Selanjutnya, Manggarai Timur membangun persawahan di kawasan Buntal sebagai salah satu pusat ekonomi di daerah itu.
Karena itu, lanjut Gubernur NTT, tidak perlu dipersoalkan ada desa atau dusun di Buntal penduduknya ber-KTP Ngada atau di Labuan Kelambu ber-KTP Manggarai Timur. Bahkan terkait lahan pertanian warga Ngada di wilayah Manggarai Timur atau sebaliknya. Soal itu akan diatur teknisnya di lapangan.
Jangan menghilangkan hak
”Paling penting tidak boleh menghilangkan hak-hak individu masyarakat kedua wilayah perbatasan. Jika seseorang memiliki tanah di wilayah Manggarai Timur, segera ia menjadi penduduk Manggarai Timur atau sebaliknya. Hanya mengubah status kependudukan,” tutur Laiskodat, yang mengatakan tidak ingin duduk lama membahas masalah perbatasan.
Menanggapi hal itu, kedua bupati menyerahkan kepada tokoh masyarakat kedua pihak. Empat tokoh masyarakat, yakni satu dari Manggarai Timur dan tiga dari Ngada, menyampaikan pendapat. Mereka setuju dengan tawaran gubernur, tetapi ingin menyampaikan pendapat guna membuka wawasan peserta.
Ibrahim Malik (56), misalnya, tokoh masyarakat Riung, Ngada, mengatakan, masalah perbatasan berawal dari SK Gubernur NTT Nomor 22/1973 yang menetapkan kawasan pertanian Buntal sebagai wilayah Manggarai (sebelum terbentuk Manggarai Timur), diikuti penempatan ratusan warga Colol ke wilayah itu. Mereka menggeser penduduk asli Ngada yang sudah berada ratusan tahun di Buntal, tetapi sebagian warga Ngada masih bertahan di Buntal.
Kemudian, berdasarkan Undang-Undang Nomor 36 Tahun 2007, Manggarai Timur ditetapkan menjadi daerah otonomi baru, wilayah Manggarai Timur diperluas lagi sampai Teluk Labuan Kelambu, mengambil wilayah Ngada, sampai 30 kilometer dari titik Buntal. Ngada, termasuk masyarakat di perbatasan kedua wilayah, sangat dirugikan.
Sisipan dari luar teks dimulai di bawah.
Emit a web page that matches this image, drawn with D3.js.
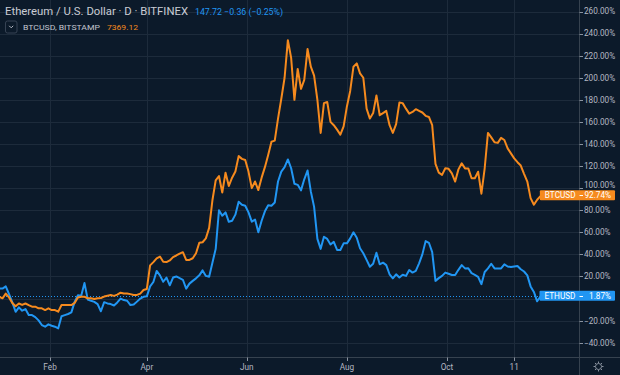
<!DOCTYPE html>
<html>
<head>
<meta charset="utf-8">
<script src="https://cdn.jsdelivr.net/npm/d3@7"></script>
<style>
  html, body { margin: 0; padding: 0; background: #0c1a2a; }
  svg { display: block; font-family: Roboto, "Noto Sans", sans-serif; }
</style>
</head>
<body>
<svg id="chart" width="620" height="375"></svg>
<script>
// one value every 2 days, starting 1 Jan 2019 (percent change vs first bar)
const startDate = new Date(Date.UTC(2019, 0, 1));
const stepDays = 2;

const ethPct = [
  9, 9, 11, 4, -3.5, -12, -8, -11, -9.5, -15,
  -15, -16.8, -19.8, -24, -25.5, -23.4, -24.6, -25.5, -27, -16,
  -15, -14, -12.5, -3, 3, 2.5, 14, -1, -2, -3,
  -5, -11.5, -3.3, -4.4, -5, -6.3, -3.5, 0, -1.4, -2,
  -5.9, -5.5, -2.8, 0, 1.6, 2, 11, 15, 25, 21,
  15.2, 19, 12, 19, 20, 18.5, 17, 9, 13.5, 16,
  18.3, 21, 25.5, 20.5, 19.7, 32.5, 45, 80, 75, 78,
  69.5, 70.5, 76, 87.7, 85, 84, 78, 69.6, 71.5, 60,
  70.5, 79, 84.5, 84, 87, 106, 115, 119, 126, 118,
  104, 103, 98, 108, 116, 97, 83, 54, 45, 56,
  54, 49, 51.4, 44, 44, 50, 50, 54.5, 60, 55,
  45.5, 41, 35, 28.8, 31.5, 41.5, 31, 32.5, 30.3, 22,
  18.3, 22, 19, 21.5, 20.5, 25.8, 23.5, 25, 31.9, 40,
  52, 50.5, 42, 16, 18.5, 20.5, 23.5, 22.5, 21.3, 21.3,
  26, 30.3, 27.3, 27.5, 23, 21.5, 19.7, 13, 24, 27.3,
  31.5, 27.3, 27.3, 27.3, 31, 29, 28.5, 29, 29.5, 26.5,
  24.5, 21, 11, 6, -2.5, 1.87
];

const btcPct = [
  1.6, 0.2, 4.5, 1, -4, -7, -4.5, -5.8, -4.5, -6,
  -7.4, -7.4, -8.9, -8.9, -10.4, -8.9, -10.4, -10.4, -11.9, -5.9,
  -5.9, -5.9, -5.9, -4, 1, 1.6, 1.6, 0.2, 0.2, -0.5,
  0.2, 0.5, 1.8, 2.6, 3.2, 2.4, 3.5, 5.3, 4.5, 4.5,
  4, 3.2, 3.3, 4.5, 7.7, 8.6, 30, 33, 36.4, 38,
  33.3, 33, 34.5, 37.5, 39, 40.7, 42, 35, 35, 36.5,
  41, 50.5, 51, 54.5, 64, 89, 107, 111, 96, 114,
  102, 109.5, 115, 129, 126.5, 125.5, 115, 100, 106, 98.3,
  109.5, 119, 130, 142, 143, 163, 181, 200, 234, 218,
  180, 208, 190, 198, 226, 210, 202, 180, 150, 177,
  178, 160, 157, 153, 148.5, 156, 174, 188, 210, 213,
  204, 200, 172, 163, 168, 184, 166, 168, 170, 157,
  150, 158, 177.5, 177, 172, 167.5, 169, 171.5, 170, 168.5,
  165.5, 164.5, 157, 122, 114, 112, 118, 117.5, 113.4, 106,
  117, 122.5, 117.9, 117.9, 109, 109, 114.9, 95, 118, 150,
  146, 141.5, 141, 145.5, 143.6, 136, 131.5, 127, 123.5, 120.5,
  113, 106, 91, 85, 89.5, 92.74
];

const pctTicks = [-40, -20, 0, 20, 40, 60, 80, 100, 120, 140, 160, 180, 200, 220, 240, 260];
const timeTicks = [
  new Date(Date.UTC(2019, 1, 1)), new Date(Date.UTC(2019, 3, 1)), new Date(Date.UTC(2019, 5, 1)),
  new Date(Date.UTC(2019, 7, 1)), new Date(Date.UTC(2019, 9, 1)), new Date(Date.UTC(2019, 10, 11))
];
const timeTickLabels = ["Feb", "Apr", "Jun", "Aug", "Oct", "11"];

const seriesNames = ["ETHUSD", "BTCUSD"];
const seriesColors = ["#2196f3", "#f68a1e"];

const dates = ethPct.map((v, i) => d3.utcDay.offset(startDate, i * stepDays));

const W = 620, H = 375;
const plotRight = 579.5, plotBottom = 357.5;

const x = d3.scaleUtc()
  .domain([startDate, new Date(Date.UTC(2019, 10, 11))])
  .range([-0.8, 514.2]);
const y = d3.scaleLinear()
  .domain([-40, 260])
  .range([342.7, 11.5]);

const svg = d3.select('#chart');
svg.append('rect').attr('width', W).attr('height', H).attr('fill', '#0c1a2a');

svg.append('defs').append('clipPath').attr('id', 'plotclip')
  .append('rect').attr('x', 0).attr('y', 0).attr('width', plotRight).attr('height', plotBottom);

// grid
const grid = svg.append('g');
grid.selectAll('.hgrid').data(pctTicks).enter().append('line')
  .attr('x1', 0).attr('x2', plotRight)
  .attr('y1', d => Math.round(y(d)) + 0.5).attr('y2', d => Math.round(y(d)) + 0.5)
  .attr('stroke', '#1d2b3b').attr('stroke-width', 1);
grid.selectAll('.vgrid').data(timeTicks).enter().append('line')
  .attr('x1', d => Math.round(x(d)) + 0.5).attr('x2', d => Math.round(x(d)) + 0.5)
  .attr('y1', 0).attr('y2', plotBottom)
  .attr('stroke', '#1d2b3b').attr('stroke-width', 1);

// dotted price line of the main series
const ethLast = ethPct[ethPct.length - 1];
const btcLast = btcPct[btcPct.length - 1];
svg.append('line')
  .attr('x1', 0).attr('x2', plotRight)
  .attr('y1', Math.round(y(ethLast)) + 0.5).attr('y2', Math.round(y(ethLast)) + 0.5)
  .attr('stroke', seriesColors[0]).attr('stroke-width', 1)
  .attr('stroke-dasharray', '1,2');

// lines
const line = d3.line()
  .x((d, i) => x(dates[i]))
  .y(d => y(d));
const plot = svg.append('g').attr('clip-path', 'url(#plotclip)');
[ethPct, btcPct].forEach((s, k) => {
  plot.append('path')
    .attr('d', line(s))
    .attr('fill', 'none')
    .attr('stroke', seriesColors[k])
    .attr('stroke-width', 2)
    .attr('stroke-linejoin', 'round');
});

// axes lines
svg.append('line').attr('x1', plotRight).attr('x2', plotRight).attr('y1', 0).attr('y2', H)
  .attr('stroke', '#36424f');
svg.append('line').attr('x1', 0).attr('x2', W).attr('y1', plotBottom).attr('y2', plotBottom)
  .attr('stroke', '#36424f');

// right axis (percent); labels next to a price label get pushed away from it
const fmt = d3.format('.2f');
const labelY = d => {
  let cy = y(d);
  [ethLast, btcLast].forEach(v => {
    const py = y(v) - 0.8;
    if (Math.abs(cy - py) < 10.5) cy = cy < py ? py - 10.5 : py + 10.5;
  });
  return cy;
};
const yTicks = svg.append('g').selectAll('g')
  .data(pctTicks.filter(d => d !== 0)).enter().append('g');
yTicks.append('line')
  .attr('x1', plotRight).attr('x2', plotRight + 3.5)
  .attr('y1', d => Math.round(y(d)) + 0.5).attr('y2', d => Math.round(y(d)) + 0.5)
  .attr('stroke', '#8a93a0');
yTicks.append('text')
  .attr('x', 584).attr('y', d => labelY(d) + 2.9)
  .attr('fill', '#b4b8c2').style('font-size', '8.2px')
  .text(d => fmt(d) + '%');

// bottom axis (time)
const xTicks = svg.append('g').selectAll('g')
  .data(timeTicks).enter().append('g');
xTicks.append('line')
  .attr('x1', d => Math.round(x(d)) + 0.5).attr('x2', d => Math.round(x(d)) + 0.5)
  .attr('y1', plotBottom).attr('y2', plotBottom + 3.5)
  .attr('stroke', '#8a93a0');
xTicks.append('text')
  .attr('x', d => x(d)).attr('y', 369.5)
  .attr('text-anchor', 'middle')
  .attr('fill', '#b4b8c2').style('font-size', '8.2px')
  .text((d, i) => timeTickLabels[i]);

// last value labels on the scale
[ethLast, btcLast].forEach((v, k) => {
  const cy = y(v) - 0.8;
  const g = svg.append('g');
  const name = g.append('text')
    .attr('y', cy + 2.9).attr('fill', '#ffffff').style('font-size', '8.2px')
    .text(seriesNames[k]);
  const tw = name.node().getComputedTextLength();
  const left = plotRight - tw - 9;
  g.insert('rect', 'text')
    .attr('x', left).attr('y', cy - 5).attr('width', 615 - left).attr('height', 10)
    .attr('rx', 1).attr('fill', seriesColors[k]);
  name.attr('x', left + 5);
  g.append('line')
    .attr('x1', plotRight).attr('x2', plotRight + 3.5)
    .attr('y1', Math.round(cy) + 0.5).attr('y2', Math.round(cy) + 0.5)
    .attr('stroke', '#ffffff');
  g.append('text')
    .attr('x', 611).attr('y', cy + 2.9).attr('text-anchor', 'end')
    .attr('fill', '#ffffff').style('font-size', '8.2px')
    .text(fmt(v) + '%');
});

// legend
svg.append('text')
  .attr('x', 5).attr('y', 15.3)
  .attr('fill', '#c9ccd4').style('font-size', '10.5px')
  .attr('textLength', 183).attr('lengthAdjust', 'spacingAndGlyphs')
  .text('Ethereum / U.S. Dollar \u00b7 D \u00b7 BITFINEX');
svg.append('text')
  .attr('x', 195).attr('y', 14.8)
  .attr('fill', seriesColors[0]).style('font-size', '8.5px')
  .attr('textLength', 88).attr('lengthAdjust', 'spacingAndGlyphs')
  .text('147.72 \u22120.36 (\u22120.25%)');

svg.append('rect')
  .attr('x', 5.5).attr('y', 21).attr('width', 11.5).attr('height', 12).attr('rx', 2)
  .attr('fill', 'none').attr('stroke', '#374354');
svg.append('path')
  .attr('d', 'M9.2,25.8 L11.2,27.8 L13.2,25.8')
  .attr('fill', 'none').attr('stroke', '#b4b8c2').attr('stroke-width', 1);
svg.append('text')
  .attr('x', 23).attr('y', 29.6)
  .attr('fill', '#c3c6cf').style('font-size', '7.6px')
  .attr('textLength', 77).attr('lengthAdjust', 'spacingAndGlyphs')
  .text('BTCUSD, BITSTAMP');
svg.append('text')
  .attr('x', 107).attr('y', 29.6)
  .attr('fill', seriesColors[1]).style('font-size', '8px')
  .attr('textLength', 31).attr('lengthAdjust', 'spacingAndGlyphs')
  .text('7369.12');

// settings gear
const gear = svg.append('g').attr('transform', 'translate(598.5,366.5)')
  .attr('stroke', '#8a93a0').attr('fill', 'none');
gear.append('circle').attr('r', 3);
d3.range(8).forEach(i => {
  const a = i * Math.PI / 4;
  gear.append('line')
    .attr('x1', Math.cos(a) * 3.5).attr('y1', Math.sin(a) * 3.5)
    .attr('x2', Math.cos(a) * 5).attr('y2', Math.sin(a) * 5);
});
</script>
</body>
</html>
Infrastruktur jalan, pelabuhan, permukiman penduduk, pendidikan, dan kesehatan tidak dibangun. Hampir tidak ada pembangunan di wilayah itu karena status wilayah itu tidak jelas. Kawasan tersebut menjadi terisolasi.
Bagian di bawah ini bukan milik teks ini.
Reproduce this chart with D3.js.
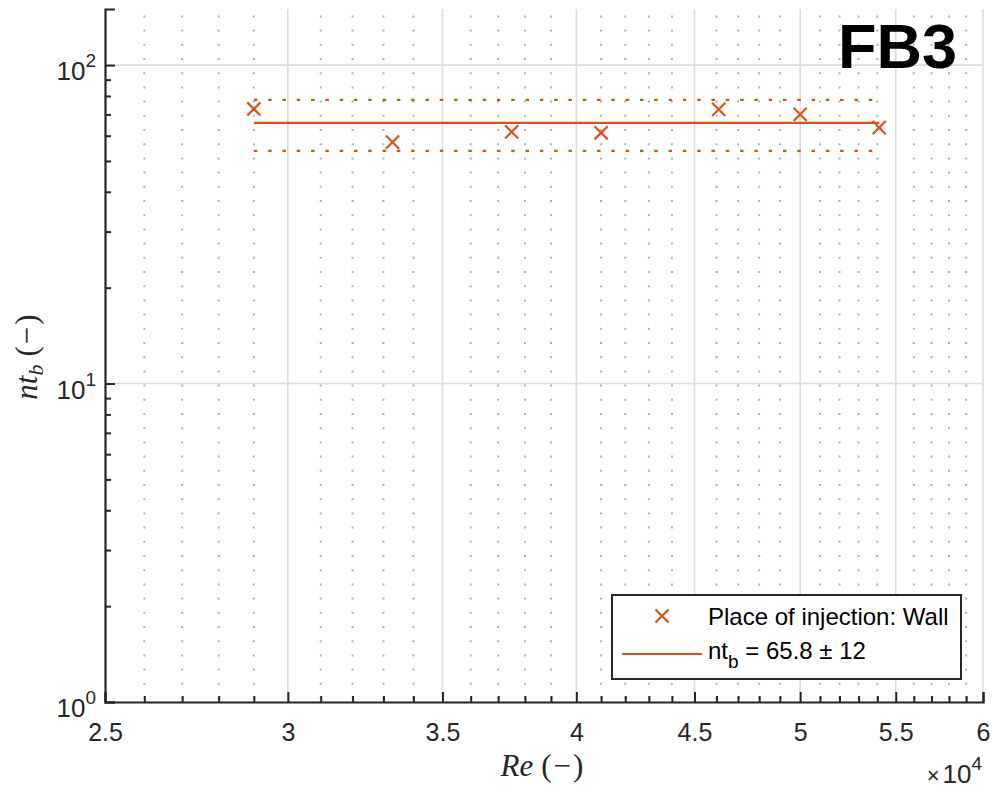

Akan tetapi, harus ada yang mengalah demi kesejahteraan masyarakat di kedua daerah perbatasan. Dengan menarik garis tengah dari utara Buntal sampai selatan, hal itu pun diterima. Pada wilayah sengketa, 15 km arah barat menjadi milik Manggarai Timur dan 15 km arah timur menjadi wilayah Ngada.
Dirjen Bina Administrasi Kewilayahan Kemendagri Wardani mengatakan, masalah perbatasan telah selesai setelah Gubernur NTT mengetuk palu, mengakhiri konflik. ”Jadi tidak perlu bahas soal sebelumnya seperti titik koordinat dari utara Buntal ke selatan diatur bersama,” ujarnya.
Selanjutnya, tugas Kemendagri membuat peraturan pemerintah untuk mengesahkan hasil kesepakatan kedua pihak. Realisasi teknis di lapangan akan melibatkan semua pihak.
Jadi tidak perlu bahas soal sebelumnya seperti titik koordinat dari utara Buntal ke selatan diatur bersama.
Saat itu pula disusun berita acara penyelesaian masalah perbatasan Manggarai Timur dan Ngada. Berita acara ini ditandatangani Bupati Manggarai Timur Andreas Agas, Bupati Ngada Paulus Soliwoa, Gubernur NTT Viktor Laiskodat, tokoh masyarakat kedua pihak, dan perwakilan Kemendagri.
Sebelumnya, pada masa pemerintahan Gubernur Frans Lebu Raya (2008-2018), ia mengusulkan agar wilayah yang disengketakan menjadi kawasan hutan lindung. Namun usul tersebut ditolak kedua pihak.